L’image est très importante dans votre poésie. Il n’y a presque pas de vers sans image. Tout est soigneusement construit sur l’image souvent brève et claire, jamais hermétique ou compliquée. Devez-vous cette «imagerie» poétique si fine et élégante à la poésie de votre pays ?

Oui, vous avez parfaitement raison, mais une partie de la réponse se retrouve, je crois, dans la partie consacrée à la musique, aux vertus musicales de ma poésie. C’est pareil pour l’image. Avec la musique, l’image confère une voix à la poésie, une personnalité, une force (si fine, diaphane soit-elle). Je n’écris pas facilement, souvent la clarté est le fruit d’une quête, parfois d’une recherche ardue, compliquée ! Mais cela ne doit pas se voir, même pas transparaître. Oui, je suis sûre que la poésie de mon pays est là, dans mon «imagerie», comme vous le dites, dans la musique de mes mots, dans la transparence et la finesse des images, si modeste soit ma présence à la poésie. On est forgé par la langue de son pays, par la sensibilité de sa terre, par les couleurs de son ciel, par la bonté et la sagesse des ancêtres, par leur silence, par la lumière du pays, par les lignes de son paysage, il y a tous ces fils et liens dedans, une signature, une grâce dont les poètes sont les bienheureux et humbles porteurs. Qui ne gardent rien pour eux. Car la poésie est passage, partage, chant, murmure, don en transmission.

Par quels mots voudriez-vous clôturer cet entretien ?

Merci infiniment d’avoir partagé avec moi votre temps, merci pour votre générosité, pour l’intérêt que vous portez à mon écriture, à ma poésie, à mon pays. Et sachez que j’ai la Tunisie dans mon cœur, c’est un secret dorénavant libre à circuler.

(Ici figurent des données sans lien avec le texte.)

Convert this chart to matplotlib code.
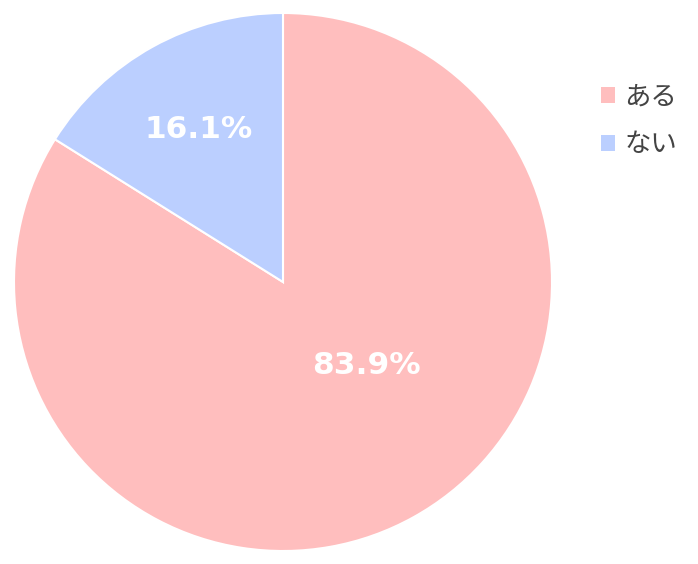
import matplotlib
matplotlib.use("Agg")
import matplotlib.pyplot as plt
from matplotlib.patches import Patch

plt.rcParams['font.family'] = ['Noto Sans CJK JP', 'DejaVu Sans']

labels = ["ある", "ない"]
values = [83.9, 16.1]
colors = ["#FFBEBE", "#BBCFFF"]

W, H = 698, 564
fig = plt.figure(figsize=(W/100, H/100), dpi=100)
cx, cy, r = 283, 282, 269
ax = fig.add_axes([(cx - r)/W, (H - cy - r)/H, 2*r/W, 2*r/H])
wedges, texts, autotexts = ax.pie(values, colors=colors, startangle=90, counterclock=False,
                                  autopct=lambda p: f"{p:.1f}%", pctdistance=0.65,
                                  wedgeprops=dict(edgecolor="white", linewidth=1.5),
                                  textprops=dict(color="white", fontsize=22.5, fontweight="bold",
                                                 family=['DejaVu Sans']))
autotexts[0].set_position((0.312, -0.312))
ax.set_xlim(-1, 1)
ax.set_ylim(-1, 1)
ax.set_aspect("equal")

handles = [Patch(facecolor=c, edgecolor="none") for c in colors]
leg = fig.legend(handles, labels, loc="upper left", bbox_to_anchor=(577/W, 1 - 60/H),
                 frameon=False, fontsize=19, handlelength=0.55, handleheight=0.55,
                 handletextpad=0.35, labelspacing=0.78, labelcolor="#444444")
fig.savefig("out.png", dpi=100)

Liliana Cora Fosalàu, «Poeme de vreme si vin. Le Vin. Le Temps», Iasi, Roumanie, éditions «Junimea», 2015, illustration de Daniela Sàlàjan, préface de Marc Gontard et de Daniel Cristea-Enache, ISBN 978-973-37-1893-2. Et «Les épreuves nécessaires», Iasi, Roumanie, éditions «Timpul», 2019, préface de Marc Gontard, ISBN 978-973-612-751-9.